20 août > Roman Etats-Unis

Situé dans les Etats-Unis d’aujourd’hui, le onzième roman de Toni Morrison condense tous les thèmes qui lui sont chers : racisme et enfance abusée, culpabilité et rédemption.

Née dans les années 1990, Lula Ann Bridewell se fait désormais appeler Bride. L’héroïne du onzième roman de Toni Morrison est une spectaculaire jeune femme noire de 23 ans aux cheveux bouclés, entièrement habillée de blanc, qui conduit une Jaguar gris souris intérieur cuir, avec plaque d’immatriculation personnalisée. Mais Bride est aussi la fille unique d’une mulâtre à la peau claire, la mal-nommée Sweetness (Douceur), qui a traité cette enfant dont elle trouvait la peau trop sombre comme une étrangère. "Pire que ça : une ennemie", reconnaît la génitrice dans les confessions qui ouvrent le premier chapitre.

Bride croyait avoir pris sa revanche - elle est la directrice régionale d’une petite entreprise de cosmétiques, sur le point de lancer sa propre ligne, TOI, MA BELLE -, mais tout s’enraye quand Sofia, une ancienne institutrice blanche condamnée à tort à la suite de son faux témoignage, est libérée après quinze ans de prison, et que son compagnon, le secret Booker, la quitte subitement avec pour seule explication : "T’es pas la femme que je veux." Bride se sent redevenir la fillette en mal de mère qu’elle était, "une petite Noire effarouchée". Sa féminité d’adulte s’efface peu à peu, poils pubiens, règles et seins disparaissent, une phase régressive que Toni Morrison traite, selon son habitude, comme un phénomène fantastique inséré dans un réalisme cru. C’est le moment de la fin des mensonges et des remords tus, le moment de l’accomplissement des promesses faites à soi-même, celui qui précède les possibles rédemptions.

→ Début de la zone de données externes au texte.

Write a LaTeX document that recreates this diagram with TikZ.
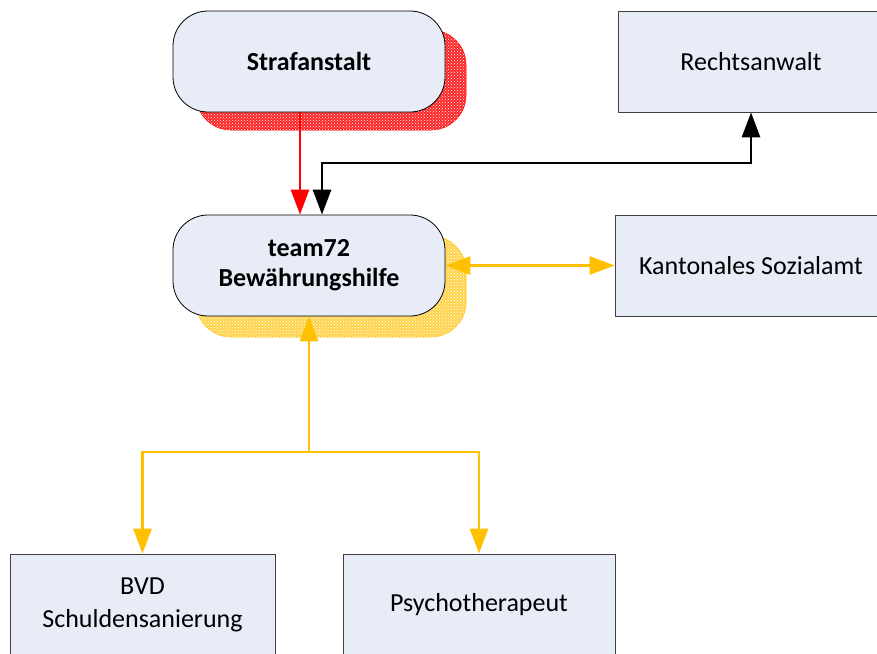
\documentclass[tikz,border=0pt]{standalone}
\usepackage{fontspec}
\setmainfont{Carlito}
\usetikzlibrary{arrows.meta,patterns,calc}
\definecolor{boxfill}{HTML}{E7ECF7}
\definecolor{gold}{HTML}{FFC000}
\definecolor{boxline}{HTML}{404040}
\begin{document}
\begin{tikzpicture}[x=1pt,y=-1pt,
  txt/.style={font=\fontsize{26}{33}\selectfont, align=center},
  btxt/.style={font=\fontsize{26}{30}\selectfont\bfseries, align=center},
  roundbox/.style={btxt, draw=black, fill=boxfill, rounded corners=35pt, minimum width=272pt, minimum height=101pt, inner sep=0pt, line width=0.8pt},
  rectbox/.style={txt, draw=boxline, fill=boxfill, minimum width=266pt, minimum height=101pt, inner sep=0pt, line width=0.8pt},
  redshadow/.style={draw=red, fill=red!85, rounded corners=35pt, line width=0.6pt},
  yellowshadow/.style={draw=gold, fill=gold!70, rounded corners=35pt, line width=0.6pt},
  dots/.style={pattern=crosshatch dots, pattern color=white},
  mytip/.tip={Triangle[length=25pt,width=18pt]},
  conn/.style={line width=2.8pt}
]
\useasboundingbox (0,0) rectangle (877,653);
\clip (0,0) rectangle (877,653);
% shadows
\path[redshadow] (196,30) rectangle (466,130);
\path[dots, rounded corners=35pt] (196,30) rectangle (466,130);
\path[yellowshadow] (196,236) rectangle (466,337);
\path[dots, rounded corners=35pt] (196,236) rectangle (466,337);
% nodes
\node[roundbox] (straf) at (309,61.5) {Strafanstalt};
\node[roundbox] (team) at (309,265.5) {team72\\Bewährungshilfe};
\node[rectbox, minimum width=266pt] (anwalt) at (751,61.5) {Rechtsanwalt};
\node[rectbox, minimum width=272pt] (sozial) at (751,265.5) {Kantonales Sozialamt};
\node[rectbox, minimum width=265pt, minimum height=102pt] (bvd) at (142.5,605) {BVD\\Schuldensanierung};
\node[rectbox, minimum width=272pt, minimum height=102pt] (psy) at (479,605) {Psychotherapeut};
% connectors
\coordinate (bend) at (322,163);
\coordinate (j) at (309,452);
\draw[conn, red, -{mytip}] ($(straf.south)+(-9,0)$) -- ($(team.north)+(-9,0)$);
\draw[conn, black, {mytip}-{mytip}] ($(team.north)+(13,0)$) -- (bend) -| (anwalt.south);
\draw[conn, gold, {mytip}-{mytip}] (team.east) -- (sozial.west);
\draw[conn, gold, -{mytip}] (j) -- (team.south);
\draw[conn, gold, {mytip}-{mytip}] (bvd.north) |- (j) -| (psy.north);
\end{tikzpicture}
\end{document}
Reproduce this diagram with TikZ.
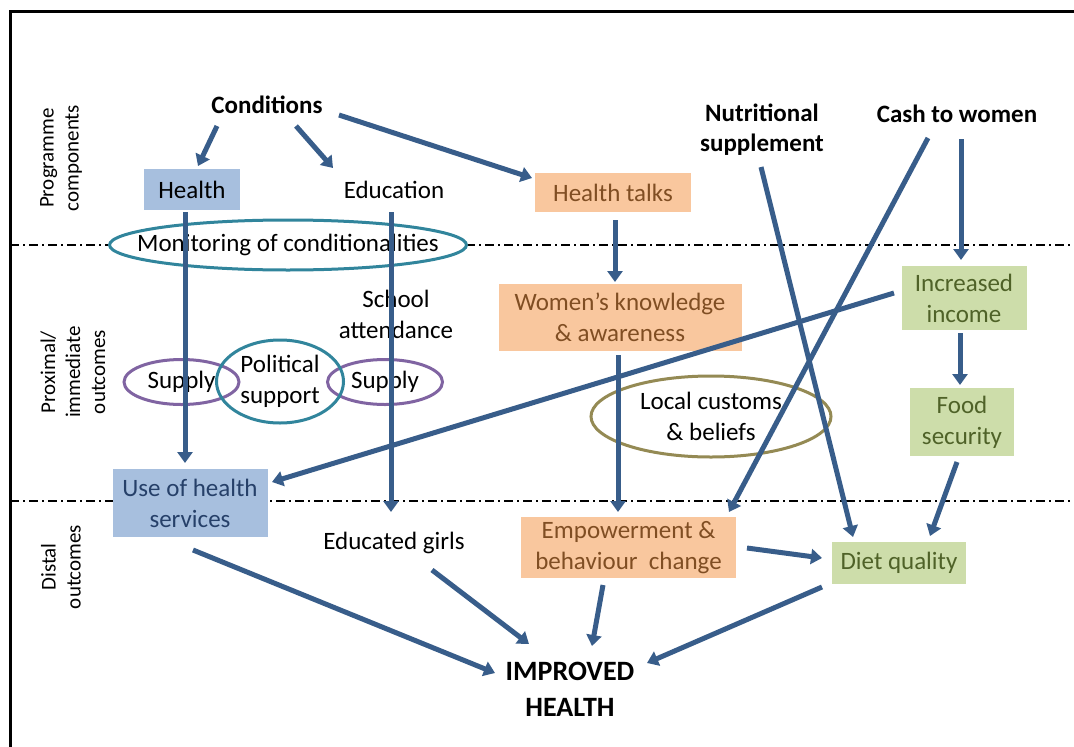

Dans Délivrances, si le racisme n’a pas la même forme que celui de la fin du XIXe siècle (comme dans Beloved) ou des années 1950 (Home), il sévit toujours. De même que les abus sur les enfants : le frère aîné de Booker a été assassiné par un pédophile ; Rain, une fillette dont Bride fait la connaissance, a été jetée à la rue par sa mère qui la prostituait.

Depuis Un don (2009), Toni Morrison a raccourci ses histoires, concentrant un peu plus la violence, et la violence physique en particulier, laquelle a toujours tendu ses livres. Chez la romancière afro-américaine, de même que l’asservissement naît de la couleur de la peau, la délivrance passe par le corps. Un enfantement dans la douleur mais aussi porté vers l’espérance.